In snappy fishes, like the Seriola dumerili, the swim bladder is an important hydrostatic organ © Mazza
Only in an extremely limited number of cases, for instance in the genus Erythrinus of the family of the Characins (Characidae), order Cypriniforms (Cypriniformes), living in South American freshwaters, often poorly oxygenated, it maintains respiratory functions, being at least in part provided of blood vessels, pulmonary type arteries, coming from the last arch of aorta.
Normally, however, the blood which irrigates its wall is already well oxygenated as it comes from arteries coming from the dorsal aorta, caudal to the gill regions.
Therefore, the gasses filling it do not come from the atmosphere, but from the blood.
As a matter of fact, they are mostly oxygen with a certain percentage of nitrogen and are provided by particular structures called “rete mirabile”, placed in the front region of the wall of the swim or gas bladder, thickly covered by capillaries
In many groups of teleosts, between which the most ancient (Clupeiformes and the Cypriniformes) the gas bladder keeps its connexion with the pharynx (and the gullet), by means of a “pneumatic duct” which is utilized for emptying into the pharynx the exceeding gas.

As would otherwise do this darting Labrus mixtus in love, in nuptial livery © Mazza
The teleosts, which are equipped with this, are called “physostomous”.
In other groups, among which the most evolved Perciforms (Perciformes), the pneumatic duct, on the contrary, occludes and regresses, and the excess of gas is then reabsorbed by richly vascularised zones, from the wall of the back part of the gas bladder, at times concentrated in a structure called “oval body”, whose shape is regulated by a muscular sphincter which surrounds it.
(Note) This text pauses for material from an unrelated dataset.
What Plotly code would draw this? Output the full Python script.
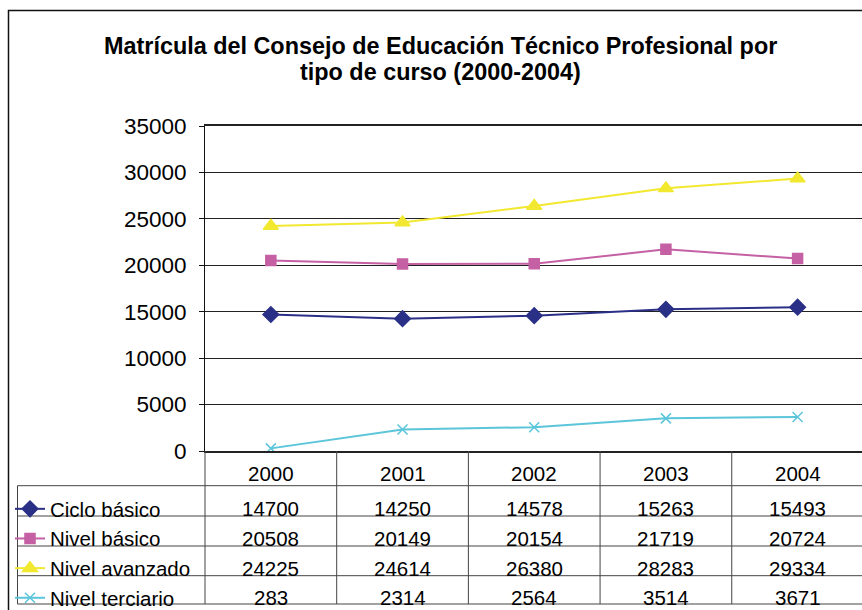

The teleosts not having this “pneumatic duct” are called by the zoologist biologist “physoclisti”.
The function of the swim or gas bladder which, in these more evolved species, coincides better with its name, it is not any more respiratory, but of an “hydrostatic organ”, with hydrostatic sensitivity, as it operates as water floating and positioning for the fish. In these fishes the swim bladder is full of gasses coming from the blood. Its walls are riche of nervous sensitive terminations which register the pressure exerted by the gasses contained in it and which also regulate their exit or reabsorption.
In this way, a status of dynamic balance is maintained between the hydrostatic pressure done by the environmental water on the body of the fish at the level of the “lateral line” and the fish itself. The bony fishes, good swimmers, get in this way precise information about the depth of the water where they are swimming, both during the ascent or the descent in it (inflating or deflating the bladder) and also in the horizontal swim.
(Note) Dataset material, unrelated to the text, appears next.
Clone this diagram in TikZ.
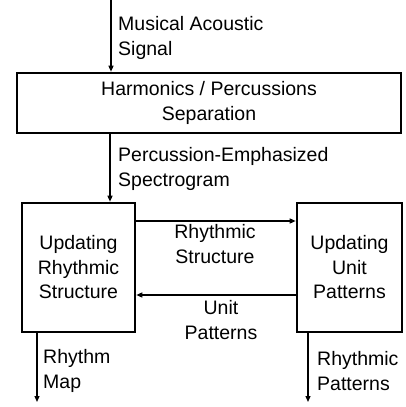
\documentclass[tikz,border=0pt]{standalone}
\usepackage{fontspec}
\setmainfont{Liberation Sans}
\usetikzlibrary{arrows.meta}
\tikzset{
  box/.style={draw, line width=2.6pt, inner sep=0pt, align=center},
  arr/.style={line width=1.3pt, -{Triangle[length=6pt,width=5pt]}},
  lbl/.style={inner sep=0pt, align=left, anchor=west},
  clbl/.style={inner sep=0pt, align=center},
}
\begin{document}
\begin{tikzpicture}[x=1pt,y=-1pt,font=\fontsize{19.5}{24.5}\selectfont]
\useasboundingbox (0,0) rectangle (405,407);
\node[box, minimum width=384pt, minimum height=60pt] (b1) at (209,103) {Harmonics / Percussions\\Separation};
\node[box, minimum width=113pt, minimum height=129pt] (b2) at (78.5,267.5) {Updating\\Rhythmic\\Structure};
\node[box, minimum width=105pt, minimum height=129pt] (b3) at (349.5,267.5) {Updating\\Unit\\Patterns};
\coordinate (c1) at (111,0);
\coordinate (c2) at (110,0);
\coordinate (c3) at (0,221);
\coordinate (c4) at (0,295);
\coordinate (e1) at (37,402);
\coordinate (e2) at (308,402);
\draw[arr] (c1) -- (c1 |- b1.north);
\draw[arr] (b1.south -| c2) -- (b2.north -| c2);
\draw[arr] (b2.east |- c3) -- (b3.west |- c3);
\draw[arr] (b3.west |- c4) -- (b2.east |- c4);
\draw[arr] (b2.south -| e1) -- (e1);
\draw[arr] (b3.south -| e2) -- (e2);
\node[lbl] (l1) at (118,38) {Musical Acoustic\\Signal};
\node[lbl] (l2) at (118,169) {Percussion-Emphasized\\Spectrogram};
\node[clbl] (l3) at (215,244) {Rhythmic\\Structure};
\node[clbl] (l4) at (221,320) {Unit\\Patterns};
\node[lbl] (l5) at (43,371) {Rhythm\\Map};
\node[lbl] (l6) at (317,371) {Rhythmic\\Patterns};
\end{tikzpicture}
\end{document}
But it is of no use for Uranoscopus scaber. It lives in the sand and attracts preys with a vermiform line © Mazza
They regulate the modalities of swimming, after the information received from the lateral line and from the walls of the bladder, and integrate them.
The floating of the fish is caused by the swim bladder, which, filling of gasses coming from the blood, causes a variation in the specific weight in water of the fish.
In the cypriniforms the swim bladder is divided in an anterior and a posterior lobe, the first presses against the “membranous labyrinth” of the inner ear through a chain of ossicles, coming from the cephalic portion of the spine, forming the “Weberian apparatus”.
This correlates the hydrostatic function, furnished by the swim bladder and the regulation of the equilibrium and of the position of the fish, by means of the inner ear.
Some forms of teleosts do not have swim or gas bladder and carry on a benthic life (on the marine or freshwater bottom); then we have the genus Trachinus and Uranoscopus, belonging to the order of the Perciformes, which live interred into the sand of the coastal and meso-littoral sea-beds. Or in the Pleuronectiforms order (Pleuronectiformes), such as the soles and turbots, where the adult is benthic and has no gas bladder, whilst the sub-adult and young forms are pelagic because provided of swim bladder which later on degenerates.